As I understand it this is pretty much the USADA case against Lance minus the testimony of peers. It all the stuff you've read about in the media: the back-dated scripts, make up over needle marks, shady meetings in car parks - all that stuff. If you've read this one don't bother with Walsh's Seven Deadly Sins as it's the same material.

A Dog in a Hat by former US pro Joe Parkin shares much of the same feelings as Kimmage's Rough Ride but has a much better title. Parkin comes across as a wholesome American kid struggling on in a blue collar Springsteen way. But its more than the cliche suggests. What really comes through is that the excitement and hope drawn from being part of a pro cycling team quickly evaporates into the drudgery of doing a job. A job which happens to involve riding a bike for much of the time.

Rather than the doping culture, this is the really sad theme that comes through for my as my romantic notions are cut off at the knees. Well worth a read.
At the opposite end of the scale is the Death of Marco Pantani by Matt Rendell. I whet my lips when i first picked a copy up in a second hand book shop in town for about 50p. However, trying to read it is as difficult as it would be for me to hold Pantani's wheel up Alpe d'Huez in his pomp. I just found it to be impenetrable and gave up after about four goes and 50 pages. I will try again one day.

William Fotheringham's biog of Merckx Half Man Half Bike is a very nice holiday type book with loads of great stories.  

Other than assorted histories of Le Tour and a few other bits and bobs, that's pretty much my library covered - I know there are many gaps - but as i said earlier, much of the output doesn't really interest me.

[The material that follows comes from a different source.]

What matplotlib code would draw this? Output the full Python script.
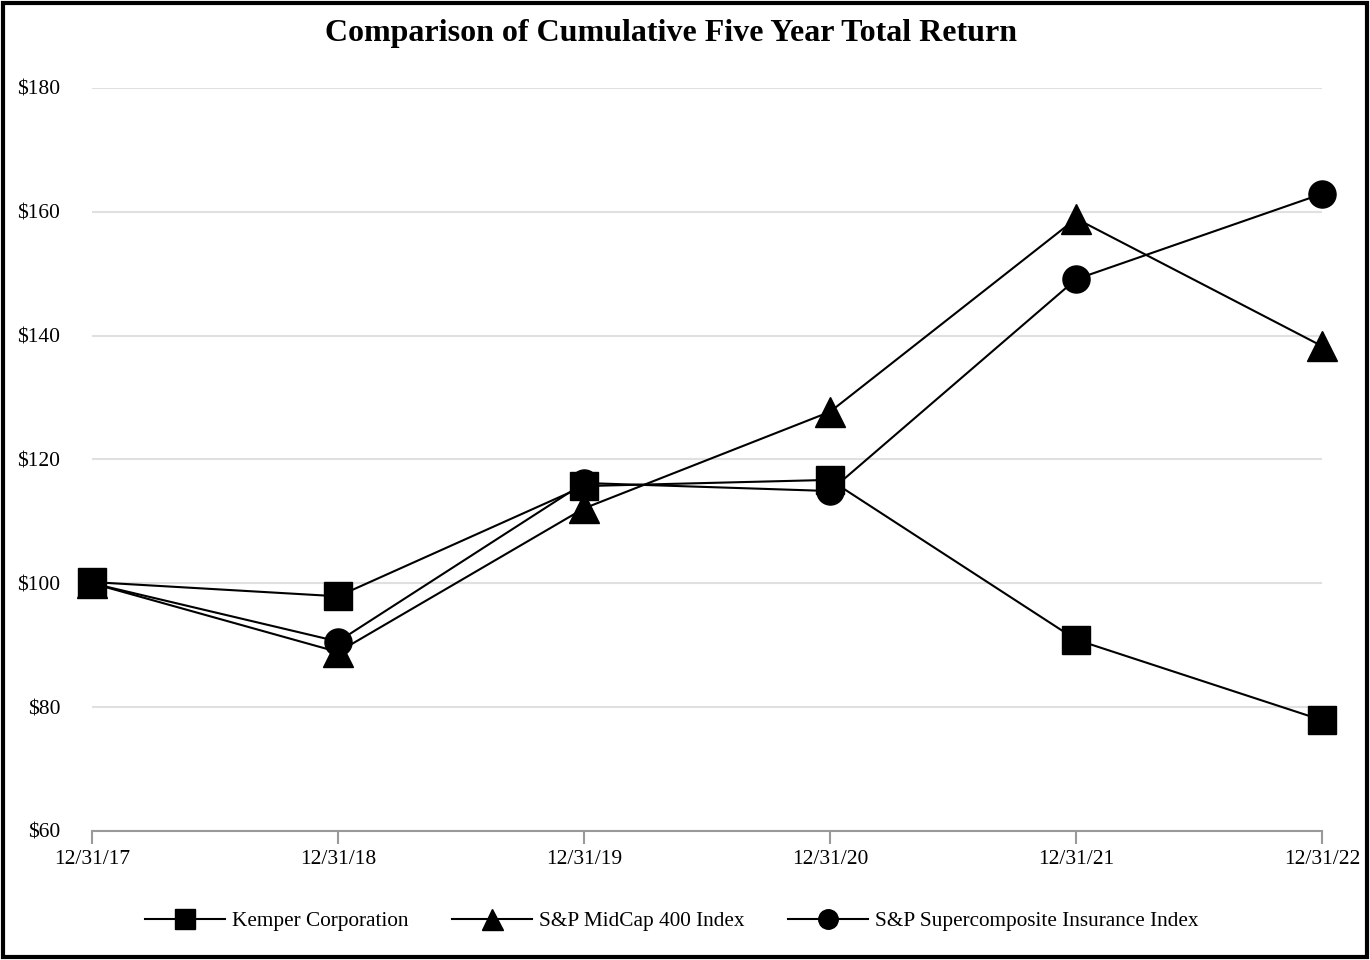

But anyway, here's my 'to read' list:

Tomorrow we ride - Louison Bobet
European Cycling - the 20 greatest races
Fallen Angel - Coppi (Fotheringham)
The Hour - Michael Hutchinson
Flying Scotsman - Obree
Escape Artist - Matt Seaton

Sunday, 12 August 2012

Retro cycling jerseys

What would the Tour de France be without the Malliot Jaune?  And the Giro without the Maglia Rosa? These are among the most recognisable jerseys in sport.  In the case of the tour's yellow, it's right up there with Brazil's famous football strip and the intimidating All Blacks kit: instantly recognisable around the world.
The design of the current crop of pro-team kit is quite interesting to read.  The obvious purpose of the design is to afford the sponsor as clear a platform as possible to build their profile.
It's odd that from my seat in the UK that exotic sounding teams are in fact just sponsorship platforms for the most mundane corporate activities.  I don't know what I was expecting but to find out that FDJ is the French equivalent of the National Lottery and that PMU, sponsors of the Tour's Malliot Vert is a bookies where French blokes go to have a flutter on the nags, kind of destroys the magic.
The nicest kit in the Peleton of le Tour this year was, in my view, Saxo / Tinkoff Bank, closely followed by Europecar's green.
However, it was defiantly Team Sky shirt which fulfilled its sponsorship objective most successfully.
It's retro styling is clean and neat and judging by the amount of people you see out wearing it, the sales of replicas have been strong for them.
I started watching the tour in the late 1980s - in the days of Channel 4 coverage and I really love some of the jerseys from that era.
Sean Kelly in the yellow of Kas, Roche in Carrera Jeans, the superb Systeme U shirt worn by, among others Lauren Fignon and Luis Hererra's Cafe de Columbia.  My favourite however, was the La Vie Claire top worn by Hinault and LeMond.
The Molteni shirt made famous by Merckx is a classic too which still looks fantastic.
Designs of almost everything go through a period of being naff before acquiring a retro cool and I think this is where some of the 1990s cycling shirts are now.
So whereas you can buy a new reproduction of the Merckx Moltenti and La Vie Claire from the superb Prendas Ciclismo, you can't get US Postal, T Mobile or Mercatone Uno.  But their time will probably come.

Monday, 6 August 2012

We have the technology

News that the French track cycling team at the London Olympics are suspicious as to whether Team GB is using stock Mavic wheels on their bikes is not just sour grapes.
Technology lies at the heart of modern cycling and those marginal gains which the whole of British pro cycling is built around, leave no stone unturned in the pursuit for 1000th of a second advantages.
Of course, all bikes, no matter how old, are technology but the development of new materials and new ways of thinking has ballooned over the past couple of decades.
Competitive cyclists have always used the very best machinery available to them.  Reading about Merckx recently, it's striking the lengths he went to to ensure he had the best kit available.  Outside of the infamous saddle tinkering, his bikes and other kit were all top of the range.
Take one of his bikes from 30-odd years ago out now - 10 speed, gear shifters brazed on to the down tubes, none of the benefits of hyper-glide cassettes and it's like travelling back in time - exactly like it in fact, because it is!  The image is of Merckx's hour record bike which is on display in a train station in Belgium I think.

But for the French, and everybody else, they must be racking their brains as to how the British team manage to peak in the correct week every four years.  The finger pointing at the technology must be out of sheer exasperation rather than bitterness.